FMI predicts U.S. total construction will just about reach 2003 levels next year
FMI Corp.'s latest construction forecast calls for 2 percent growth in 2011 overall, and 6 percent growth in 2012. In today's economy that sounds like ambitious growth, but in constant 2006 dollars, it represents only 3 percent growth for 2012 and a 1 percent drop in construction for 2011. In 2012, U.S. total construction will just about return to 2003 levels in current dollars, according to an FMI release.
Breaking nonresidential buildings down by type, FMI predicts the following:
- Lodging construction will drop 16 percent in 2011 to $10 billion and show some signs of growth at 4 percent for 2012.
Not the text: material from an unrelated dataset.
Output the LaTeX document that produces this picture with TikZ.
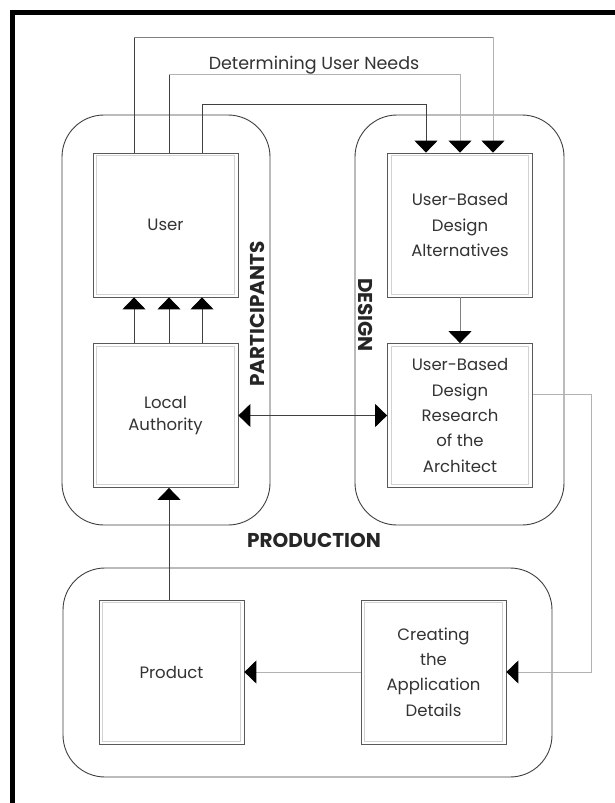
\documentclass[tikz,border=0pt]{standalone}
\usepackage{fontspec}
\setmainfont{Poppins}
\usetikzlibrary{arrows.meta}
\begin{document}
\begin{tikzpicture}[x=1pt,y=-1pt,
  box/.style={draw=black!65, line width=0.8pt, minimum width=145pt, minimum height=144pt, inner sep=0pt, align=center, font=\fontsize{16.5}{25.3}\selectfont, text=black!80},
  cont/.style={draw=black!75, line width=0.9pt, rounded corners=42pt, inner sep=0pt},
  arr/.style={-{Triangle[width=23pt,length=12pt,color=black]}, line width=1pt},
  darr/.style={{Triangle[width=23pt,length=12pt,color=black]}-{Triangle[width=23pt,length=12pt,color=black]}, line width=1pt},
  dk/.style={draw=black!75, line width=1pt},
  md/.style={draw=black!50, line width=1pt},
  lt/.style={draw=black!30, line width=1pt},
  lbl/.style={font=\fontsize{20}{24}\selectfont\bfseries, text=black!85, inner sep=0pt}
]
\useasboundingbox (0,0) rectangle (615,803);
\fill[white] (0,0) rectangle (615,803);
% frame
\fill[black] (10,9.5) rectangle (615,14.5);
\fill[black] (10,9.5) rectangle (15,803);

% containers
\node[cont, minimum width=208pt, minimum height=410pt] (partc) at (166,320) {};
\node[cont, minimum width=209pt, minimum height=410pt] (desc) at (459.5,320) {};
\node[cont, minimum width=489pt, minimum height=209pt] (prodc) at (307.5,672.5) {};

% boxes
\node[box] (user) at (165.5,225) {User};
\node[box, font=\fontsize{16.5}{21.5}\selectfont] (local) at (165.5,415.5) {Local\\Authority};
\node[box] (alt) at (460,225) {User-Based\\Design\\Alternatives};
\node[box] (res) at (460,415.5) {User-Based\\Design\\Research\\of the\\Architect};
\node[box] (prod) at (171.5,672) {Product};
\node[box] (create) at (433.5,672) {Creating\\the\\Application\\Details};
\foreach \n in {user,local,alt,res,prod,create}
  \draw[gray!35, line width=0.9pt] ([xshift=4pt,yshift=-3pt]\n.north west) rectangle ([xshift=-4pt,yshift=3pt]\n.south east);

% labels
\node[font=\fontsize{17.5}{20}\selectfont, text=black!80] (need) at (314,65) {Determining User Needs};
\node[lbl, rotate=90] (part) at (257,314) {PARTICIPANTS};
\node[lbl, rotate=-90] (des) at (366,315) {DESIGN};
\node[lbl] (prodn) at (314,540) {PRODUCTION};

% user needs loops
\coordinate (c1) at (134,37);  \coordinate (c1r) at (493,37);
\coordinate (c2) at (169,74);  \coordinate (c2r) at (460,74);
\coordinate (c3) at (202,104); \coordinate (c3r) at (426,104);
\draw[dk] (user.north -| c1) -- (c1);
\draw[md] (c1) -- (c1r);
\draw[lt,arr] (c1r) -- (alt.north -| c1r);
\draw[dk] (user.north -| c2) -- (c2);
\draw[lt] (c2) -- (c2r);
\draw[lt,arr] (c2r) -- (alt.north -| c2r);
\draw[dk] (user.north -| c3) -- (c3) -- (c3r);
\draw[dk,arr] (c3r) -- (alt.north -| c3r);

% local -> user
\draw[dk,arr] (local.north -| c1) -- (user.south -| c1);
\draw[dk,arr] (local.north -| c2) -- (user.south -| c2);
\draw[dk,arr] (local.north -| c3) -- (user.south -| c3);

% alt -> res
\draw[md,arr] (alt.south) -- (res.north);

% local <-> res
\draw[dk,darr] (local.east) -- (res.west);

% product -> local
\draw[dk,arr] (prod.north -| c2) -- (local.south -| c2);

% res -> create
\coordinate (r1) at (591,394);
\draw[lt,arr] (res.east |- r1) -- (r1) |- (create.east);

% create -> product
\draw[lt,arr] (create.west) -- (prod.east);
\end{tikzpicture}
\end{document}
- Office construction is highly dependent on employment, and it will take several years until there is enough employment growth to spur new construction. This segment will drop another 5 percent in 2011, compared to a 32 percent drop in 2010, with some improvement expected in 2012 to get to the $45.5 billion mark.
- Health care construction will grow only 2 percent in 2011 and is forecast to grow 3 percent in 2012. This is a drop from the previous forecast.
- Education construction put in place was down 13 percent in 2010, so a reduction of only 2 percent for 2011 and a forecast of 4 percent growth for 2012 is welcome. Other than 2010, school construction has been holding up well during the recession, but the current cuts in state and federal budgets threaten another downturn.
- Religious construction lost another 4 percent in 2011 and will continue to be weak in 2012.
- After holding up well with projects under way, public safety construction lost 8 percent in 2010, another 4 percent in 2011 and will drop 3 percent again in 2012 to around $12 billion.